With Imad Alarnab, Melek Erdal, Sathnam Sanghera and Michael Twitty.
This event takes place at the British Library. Tickets are free but booking is required.
Writer and broadcaster Sathnam Sanghera leads a conversation about the power of food to connect us to place and through time: a smell that reminds you of home years after you were last able to visit, a taste that brings lost memories back. He is joined by Syrian Imad Alarnab, who came to the UK as a refugee and now runs a central London restaurant; Melek Erdal, whose writing and recipes connect her to her Kurdish roots, and American Michael Twitty, a Black writer whose plantation cooking re-enactments connects him to the food of his enslaved ancestors.
Part of a special day of Food Season events.
Sathnam Sanghera was born to Punjabi immigrant parents in Wolverhampton in 1976. He entered the education system unable to speak English but went on to graduate from Christ's College, Cambridge with a first class degree in English Language and Literature. He has been shortlisted for the Costa Book Awards twice, for his memoir The Boy With The Topknot and his novel Marriage Material. Empireland has been longlisted for the Baillie Gifford Prize for Non-Fiction.

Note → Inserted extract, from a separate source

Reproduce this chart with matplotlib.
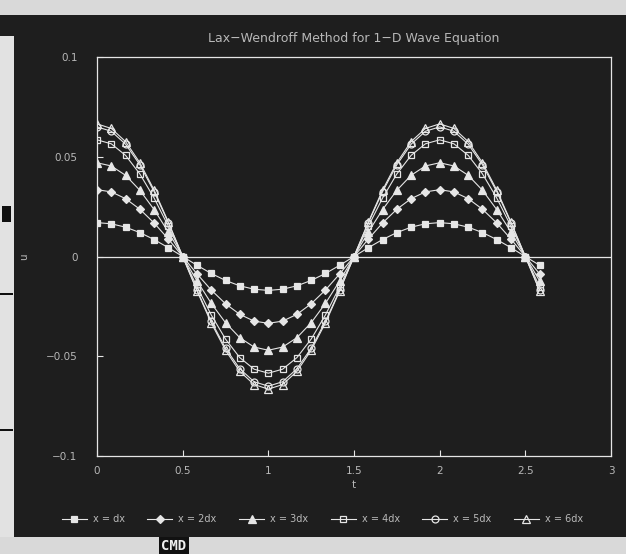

Imad Alarnab was a successful restaurateur in Damascus with two restaurants, plus several juicebars and cafés. In the war, Imad's restaurants were destroyed, and he was forced to flee the country in search of safety for his family. Making his way from Lebanon through Europe, Imad shared his cooking skills for other refugees – up to 400 at a time – and found even in the most challenging times, his passion for food and bringing people together to celebrate life was strong. He became known for his cooking in Calais. Today, he runs Imad’s Syrian Kitchen in Covent Garden, London, celebrating Syrian food including dishes first conceived in the Calais refugee camp.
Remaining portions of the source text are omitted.